▶ **Problem to work on**: What is to be printed is the span of lines starting at the one containing "Write a Python" and ending at the one containing "from matplotlib.patches import Rectangle", reproduced exactly with pictures left out.

▶ **Data to process**:
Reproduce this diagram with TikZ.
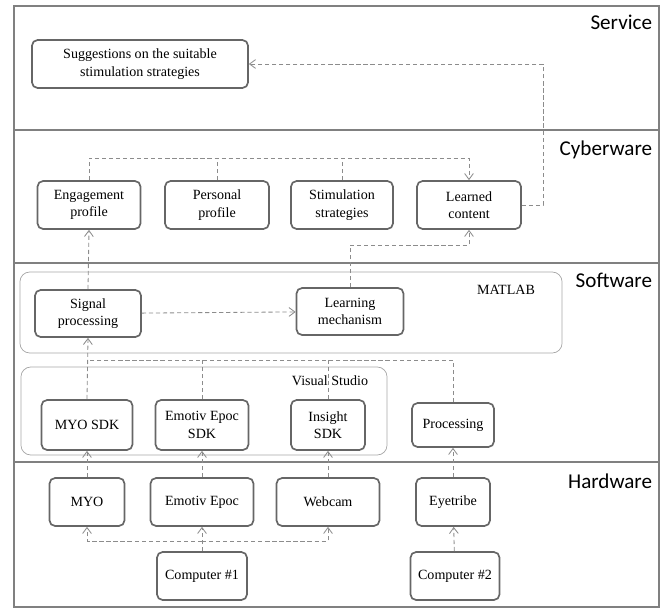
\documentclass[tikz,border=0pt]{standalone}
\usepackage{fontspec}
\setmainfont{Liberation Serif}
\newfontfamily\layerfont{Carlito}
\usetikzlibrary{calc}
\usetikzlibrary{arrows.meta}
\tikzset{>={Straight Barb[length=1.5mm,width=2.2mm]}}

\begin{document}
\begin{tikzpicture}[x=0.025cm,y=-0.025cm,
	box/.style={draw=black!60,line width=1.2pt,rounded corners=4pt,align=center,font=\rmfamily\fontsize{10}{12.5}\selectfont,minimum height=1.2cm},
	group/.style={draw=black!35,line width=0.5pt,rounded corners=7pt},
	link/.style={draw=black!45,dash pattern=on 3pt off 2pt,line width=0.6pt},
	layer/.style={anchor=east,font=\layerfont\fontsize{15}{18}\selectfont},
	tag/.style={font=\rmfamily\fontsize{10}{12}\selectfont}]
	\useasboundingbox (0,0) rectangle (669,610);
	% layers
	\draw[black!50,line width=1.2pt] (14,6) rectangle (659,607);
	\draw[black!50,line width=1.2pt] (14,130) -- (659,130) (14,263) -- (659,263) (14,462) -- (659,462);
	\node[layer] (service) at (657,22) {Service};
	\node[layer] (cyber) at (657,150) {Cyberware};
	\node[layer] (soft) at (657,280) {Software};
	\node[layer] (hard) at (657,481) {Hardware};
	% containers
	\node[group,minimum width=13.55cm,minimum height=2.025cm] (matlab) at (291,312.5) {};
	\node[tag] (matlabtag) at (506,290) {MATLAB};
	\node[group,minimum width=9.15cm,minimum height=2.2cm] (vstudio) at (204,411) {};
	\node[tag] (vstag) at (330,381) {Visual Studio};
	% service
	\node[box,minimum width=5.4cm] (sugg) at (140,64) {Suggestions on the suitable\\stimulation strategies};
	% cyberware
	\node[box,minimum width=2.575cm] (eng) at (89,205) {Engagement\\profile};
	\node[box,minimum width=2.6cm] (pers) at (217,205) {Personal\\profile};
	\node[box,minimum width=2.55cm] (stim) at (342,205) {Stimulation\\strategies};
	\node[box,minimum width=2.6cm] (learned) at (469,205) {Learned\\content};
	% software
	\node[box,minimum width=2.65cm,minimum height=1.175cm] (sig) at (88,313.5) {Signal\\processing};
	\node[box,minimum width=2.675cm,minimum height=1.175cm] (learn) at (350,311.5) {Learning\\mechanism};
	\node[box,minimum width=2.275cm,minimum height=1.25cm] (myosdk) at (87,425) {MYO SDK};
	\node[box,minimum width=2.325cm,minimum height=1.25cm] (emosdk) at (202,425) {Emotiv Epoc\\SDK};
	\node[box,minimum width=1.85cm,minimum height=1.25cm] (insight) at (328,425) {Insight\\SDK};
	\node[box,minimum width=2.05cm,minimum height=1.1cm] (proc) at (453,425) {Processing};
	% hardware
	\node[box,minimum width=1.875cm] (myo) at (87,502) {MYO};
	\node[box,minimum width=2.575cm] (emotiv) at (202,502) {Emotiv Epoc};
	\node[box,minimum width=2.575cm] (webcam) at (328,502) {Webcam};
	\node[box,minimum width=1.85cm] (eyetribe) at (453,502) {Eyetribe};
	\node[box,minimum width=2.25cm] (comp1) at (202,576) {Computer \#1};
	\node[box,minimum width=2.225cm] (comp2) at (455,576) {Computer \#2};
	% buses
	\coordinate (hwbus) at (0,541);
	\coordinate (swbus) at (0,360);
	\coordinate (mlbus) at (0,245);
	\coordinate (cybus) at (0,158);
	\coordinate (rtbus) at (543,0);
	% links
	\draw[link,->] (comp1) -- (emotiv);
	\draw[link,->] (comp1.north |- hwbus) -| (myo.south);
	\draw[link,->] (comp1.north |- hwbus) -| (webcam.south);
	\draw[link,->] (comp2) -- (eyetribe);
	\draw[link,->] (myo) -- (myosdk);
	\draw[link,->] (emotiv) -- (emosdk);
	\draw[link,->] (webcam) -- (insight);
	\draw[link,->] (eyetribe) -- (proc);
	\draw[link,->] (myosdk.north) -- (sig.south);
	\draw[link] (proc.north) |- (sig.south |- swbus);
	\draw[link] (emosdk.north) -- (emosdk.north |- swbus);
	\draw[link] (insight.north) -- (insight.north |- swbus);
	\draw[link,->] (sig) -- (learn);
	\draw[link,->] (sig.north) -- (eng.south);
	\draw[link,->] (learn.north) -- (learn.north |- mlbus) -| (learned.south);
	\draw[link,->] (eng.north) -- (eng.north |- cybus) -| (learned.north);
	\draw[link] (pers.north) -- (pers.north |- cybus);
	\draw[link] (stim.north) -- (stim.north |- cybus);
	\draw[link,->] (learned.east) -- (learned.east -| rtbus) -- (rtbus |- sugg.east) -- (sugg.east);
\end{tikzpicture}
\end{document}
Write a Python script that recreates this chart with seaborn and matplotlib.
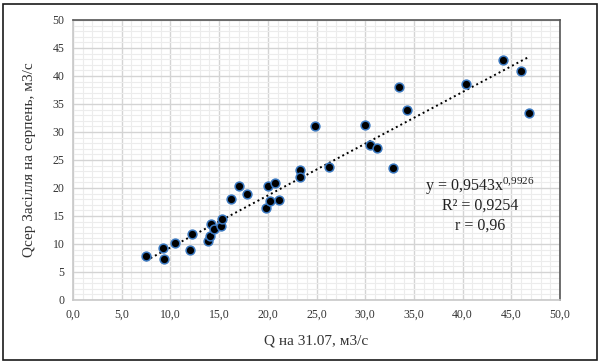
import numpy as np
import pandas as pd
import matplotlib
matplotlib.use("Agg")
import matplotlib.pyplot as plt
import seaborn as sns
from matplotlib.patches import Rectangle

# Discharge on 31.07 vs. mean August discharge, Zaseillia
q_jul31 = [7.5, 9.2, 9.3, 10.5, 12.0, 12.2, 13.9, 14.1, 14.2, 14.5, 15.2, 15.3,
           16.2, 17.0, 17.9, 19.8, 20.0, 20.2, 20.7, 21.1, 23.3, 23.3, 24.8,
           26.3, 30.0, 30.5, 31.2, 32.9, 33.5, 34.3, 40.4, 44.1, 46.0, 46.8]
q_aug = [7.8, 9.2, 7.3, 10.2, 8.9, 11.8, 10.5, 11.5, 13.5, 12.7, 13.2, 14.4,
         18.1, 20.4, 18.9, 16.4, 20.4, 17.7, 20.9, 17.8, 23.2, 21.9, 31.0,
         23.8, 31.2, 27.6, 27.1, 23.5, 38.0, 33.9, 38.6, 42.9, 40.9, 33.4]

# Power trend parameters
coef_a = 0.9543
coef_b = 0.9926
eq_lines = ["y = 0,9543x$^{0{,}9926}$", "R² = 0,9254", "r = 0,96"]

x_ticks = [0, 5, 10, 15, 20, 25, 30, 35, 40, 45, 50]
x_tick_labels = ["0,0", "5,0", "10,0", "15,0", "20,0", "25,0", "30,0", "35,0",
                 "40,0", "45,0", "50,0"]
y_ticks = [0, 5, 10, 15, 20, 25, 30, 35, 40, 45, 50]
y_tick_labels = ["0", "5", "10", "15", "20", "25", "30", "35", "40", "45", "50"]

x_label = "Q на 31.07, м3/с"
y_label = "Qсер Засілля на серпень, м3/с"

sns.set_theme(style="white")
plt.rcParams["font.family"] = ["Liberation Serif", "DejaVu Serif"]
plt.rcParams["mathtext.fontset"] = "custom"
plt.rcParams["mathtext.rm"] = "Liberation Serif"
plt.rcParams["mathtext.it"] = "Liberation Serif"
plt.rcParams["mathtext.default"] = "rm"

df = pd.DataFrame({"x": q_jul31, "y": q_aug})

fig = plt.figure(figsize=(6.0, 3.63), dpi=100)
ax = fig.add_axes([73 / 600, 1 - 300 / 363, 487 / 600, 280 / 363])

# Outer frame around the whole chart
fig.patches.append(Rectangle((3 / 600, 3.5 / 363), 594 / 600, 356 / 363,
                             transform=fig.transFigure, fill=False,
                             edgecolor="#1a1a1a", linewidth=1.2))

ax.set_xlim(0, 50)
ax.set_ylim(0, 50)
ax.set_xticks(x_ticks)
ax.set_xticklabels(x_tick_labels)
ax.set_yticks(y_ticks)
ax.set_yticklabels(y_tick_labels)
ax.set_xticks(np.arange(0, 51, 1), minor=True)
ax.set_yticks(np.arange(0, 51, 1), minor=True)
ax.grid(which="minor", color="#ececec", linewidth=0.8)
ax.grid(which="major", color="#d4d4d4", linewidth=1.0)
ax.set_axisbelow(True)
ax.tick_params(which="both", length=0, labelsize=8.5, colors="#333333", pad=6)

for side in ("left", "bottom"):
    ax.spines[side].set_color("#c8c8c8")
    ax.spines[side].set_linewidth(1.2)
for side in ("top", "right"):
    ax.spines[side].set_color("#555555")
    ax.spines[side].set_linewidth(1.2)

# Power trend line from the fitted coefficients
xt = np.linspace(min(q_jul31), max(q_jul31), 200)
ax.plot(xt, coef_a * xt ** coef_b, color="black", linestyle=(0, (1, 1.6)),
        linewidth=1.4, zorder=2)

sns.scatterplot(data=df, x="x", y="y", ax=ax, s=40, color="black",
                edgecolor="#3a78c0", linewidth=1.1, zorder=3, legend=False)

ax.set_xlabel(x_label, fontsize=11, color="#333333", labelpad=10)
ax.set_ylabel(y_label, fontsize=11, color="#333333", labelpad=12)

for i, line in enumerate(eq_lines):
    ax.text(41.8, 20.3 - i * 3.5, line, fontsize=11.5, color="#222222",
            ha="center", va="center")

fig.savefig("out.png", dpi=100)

▶ **Reply to the task**:
Write a Python script that recreates this chart with seaborn and matplotlib.
import numpy as np
import pandas as pd
import matplotlib
matplotlib.use("Agg")
import matplotlib.pyplot as plt
import seaborn as sns
from matplotlib.patches import Rectangle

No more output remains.